Terry Robertson, president of Florida Jet Center (Booth 4005), is confident that he’s found an ADS-B In/Out solution that works—practically and financially—for Bombardier Learjet 35, 55, and 60 models. With nearly 35 years of experience in his Fort Lauderdale-based Part 145 FAA maintenance facility to back him up, Robertson, is an A&P with Inspection Authorization and Learjet-typed pilot with more than 20,000 hours.
“We have just finished test flights on our first installation, a Learjet 55 on which we installed the Gables control head with the Garmin transponder and an Apple iPad to display ADS-B In information. The airplane, with its new avionics, performed beautifully,” Robertson told AIN. “I’ve got a couple more proposals in the pipeline, and I expect, after three days here at NBAA 2018, to walk away with three to five more customers,” he continued.

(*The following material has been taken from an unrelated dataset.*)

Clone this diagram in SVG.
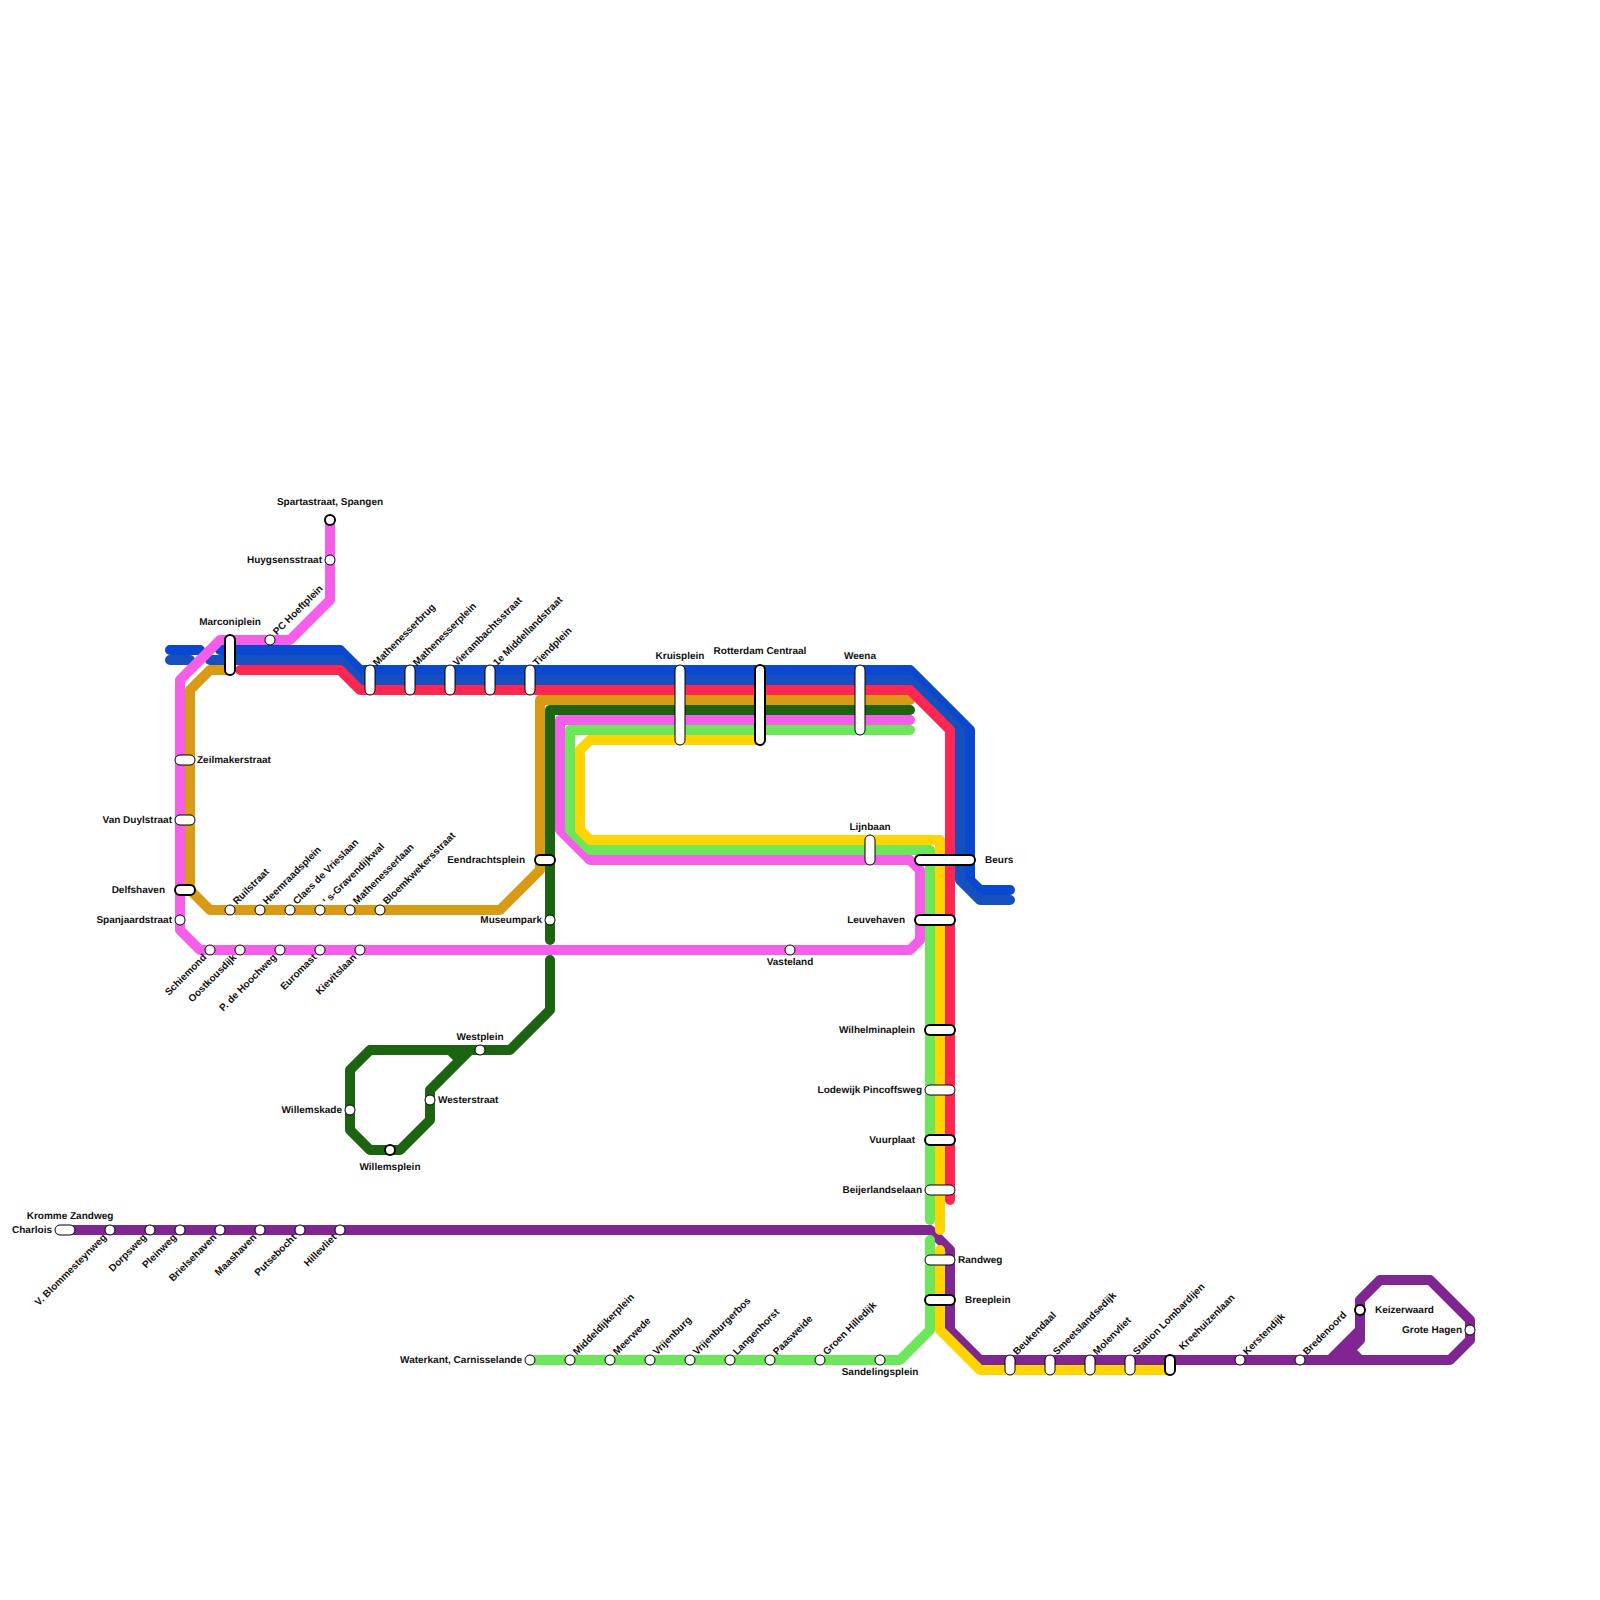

It was only late last year that manufacturers such as Garmin began stepping up with new approved model list supplemental type certificates (AML-STCs) that are moving the industry closer to real solutions for total ADS-B equipage by the 2020 deadline.
Florida Jet Center offers Learjet 35, 55, and 60 owners with existing TCAS I and TCAS II a variety of ADS-B solutions ranging in cost from nearly $60,000 to around $80,000. “On a TCAS I-equipped airplane. the STC and modifications take about a week to complete,” Robertson explained. “TCAS II airplanes are more complicated, and so, more costly in time to install, and of course, price.”
For non-TCAS II-equipped aircraft, the Garmin GTX 345R and GTX 335R series of remote-mount ADS-B transponders offers 1090 MHz ADS-B Out. Grables cockpit controllers are added, and if a rule-compliant position source is needed, both GTX transponders are optionally available with a built-in WAAS GPS receiver. The GTX 345R with the Garmin Connext link can wirelessly stream the 978 MHz ADS-B In weather and traffic to the iPads that the crews are using with Garmin Pilot, FltPlan Go, and Foreflight apps. Additionally, spoken audio alerts from the GTX 345R also call out potential flight path conflicts (“Traffic, 10 o’clock, same altitude, 2 miles”) to get pilots looking in the right direction.
Robertson is excited about the potential new life he sees for airplanes such as the Learjet 35, 55, and 60 through these AML-STCs. “These airplanes, particularly the Lear 35 and 55, are the workhorses of the air-ambulance fleet, and Bombardier has not been good about supporting them as an OEM,” he said. Robertson, one of the largest distributors of aftermarket Learjet parts in the country, should know. “I’m parting out three Lear 60s right now, and I’ll buy any Lear 55,” he continued. “Bombardier seems to be wanting to just sell people new airplanes as the solution to the ADS-B problem. The company wants to sell you a Lear 70 or 75 for $13 to $18 million,” he said. “It feels like I have that conversation with owners and operators constantly.”